Microsoft Confirms Password Deletion for 1B Users
Scope and framing of Microsoft’s move
- Many see the Forbes headline as overstated; Microsoft talks about millions of password deletions and a roadmap, not confirmed removal for 1B users yet.
- Some view this as security progress; others see it as Microsoft papering over its own security failures and pushing lock‑in.
Recovery, lockout risk, and backups
- Biggest anxiety: “lost phone / stolen device / house fire / travel with no device” ⇒ permanent account loss.
- Current reality: recovery typically falls back to email, SMS, backup codes, or support flows, which reintroduce password‑like or KBA risks.
- People complain there’s no simple, user‑controlled backup/export; draft “credential exchange” specs exist but are immature and often cloud‑mediated.
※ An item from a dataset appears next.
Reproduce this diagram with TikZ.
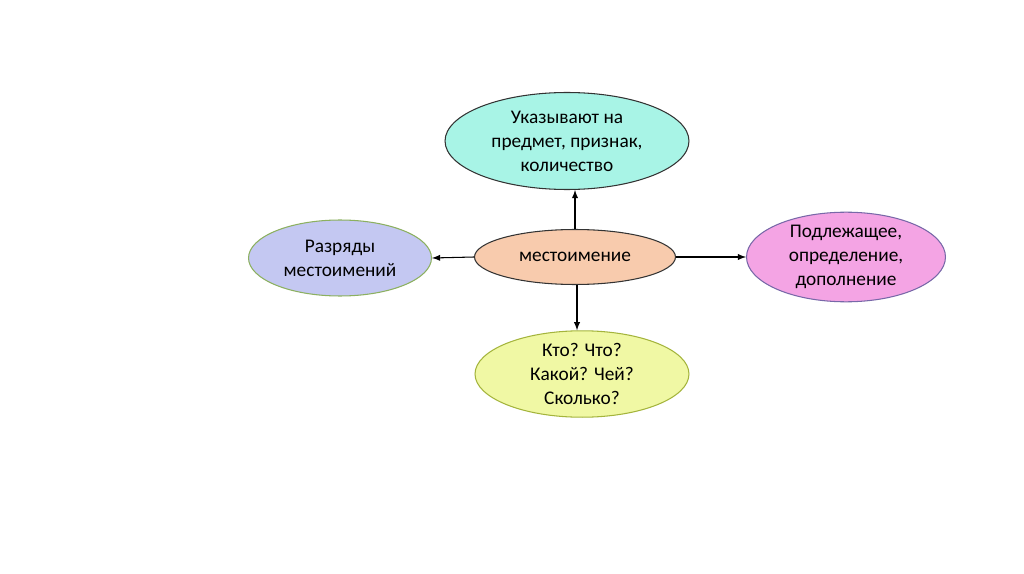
\documentclass[tikz,border=0pt]{standalone}
\usepackage{fontspec}
\setmainfont{Carlito}
\usepackage{tikz}
\usetikzlibrary{shapes.geometric}
\definecolor{topfill}{HTML}{A8F4E6}
\definecolor{midfill}{HTML}{F8CBAD}
\definecolor{leftfill}{HTML}{C4C8F2}
\definecolor{leftline}{HTML}{8CB060}
\definecolor{rightfill}{HTML}{F4A4E4}
\definecolor{rightline}{HTML}{7868A8}
\definecolor{lowfill}{HTML}{F0F8A4}
\definecolor{lowline}{HTML}{A4B43C}

\begin{document}
\begin{tikzpicture}[x=0.02cm,y=-0.02cm,
  blob/.style={ellipse,draw,line width=0.6pt,inner sep=0pt,align=center,
    font=\fontsize{11}{13.6}\selectfont},
  link/.style={->,>=latex,line width=0.6pt}]
\useasboundingbox (0,0) rectangle (1024,574);
\node[blob,fill=midfill,draw=black!80,minimum width=4.02cm,minimum height=1.1cm] (mid) at (575,257) {местоимение};
\node[blob,fill=topfill,draw=black!80,minimum width=4.88cm,minimum height=1.94cm] (what) at (567,141) {Указывают на\\предмет, признак,\\количество};
\node[blob,fill=leftfill,draw=leftline,minimum width=3.66cm,minimum height=1.52cm] (kinds) at (340,258) {Разряды\\местоимений};
\node[blob,fill=rightfill,draw=rightline,minimum width=3.98cm,minimum height=1.54cm] (role) at (846,257) {Подлежащее,\\определение,\\дополнение};
\node[blob,fill=lowfill,draw=lowline,minimum width=4.28cm,minimum height=1.58cm] (ask) at (582,374) {Кто? Что?\\Какой? Чей?\\Сколько?};
\draw[link] (mid.north) -- (mid.north |- what.south);
\draw[link] (mid.west) -- (kinds.east);
\draw[link] (mid.east) -- (role.west);
\draw[link] (577,285) -- (ask.north -| 577,0);
\end{tikzpicture}
\end{document}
- Power users want printable, offline, cross‑vendor backups; others argue unexportability is a security feature.
Device, vendor lock‑in, and cloud trust
- Strong concern that mainstream passkey implementations are tied to Apple/Google/Microsoft clouds and specific OS ecosystems.
- Cross‑platform support via password managers (Bitwarden, 1Password, KeePassXC, Proton Pass, etc.) is praised but seen as poorly communicated and sometimes discouraged by attestation policies.
- Some explicitly reject any scheme where a cloud vendor can ban or misidentify them and thereby cut off all access.
Security improvements vs passwords
- Pro‑passkey arguments:
- Public‑key challenge–response; private key never leaves device.
- Domain binding prevents credential reuse on phishing sites.
- Eliminates password stuffing and most server‑side password leak impact.
- Forces uniqueness and sufficient entropy, especially for non–password‑manager users.
- Skeptics note that password managers with strong, unique passwords and autofill already mitigate many of these issues for power users.
Usability, UX, and non‑technical users
- Some report excellent UX (two taps with Face/Touch ID; “feels magic”), and higher success than passwords.
- Others recount broken or confusing flows, especially: multi‑device setups, Windows Hello quirks, browser differences, and QR‑code “hybrid” sign‑ins.
- Serious worry about elderly or low‑income users: single phone, no backups, weak mental model; current messaging and tooling are seen as too complex.
Hardware tokens and alternatives
- YubiKeys and similar “roaming authenticators” are liked for security but criticized as expensive, easy to lose, and awkward to manage across many services.
- Some prefer passkeys stored in password managers over platform clouds; others stick with TOTP or even PAKE‑based password systems.
Ethics, coercion, and policy
- Many resent “dark pattern” prompts that won’t accept a permanent “no.”
- FIDO attestation and potential whitelisting are viewed by some as a future tool for excluding “undesirable” devices/providers and tightening platform control.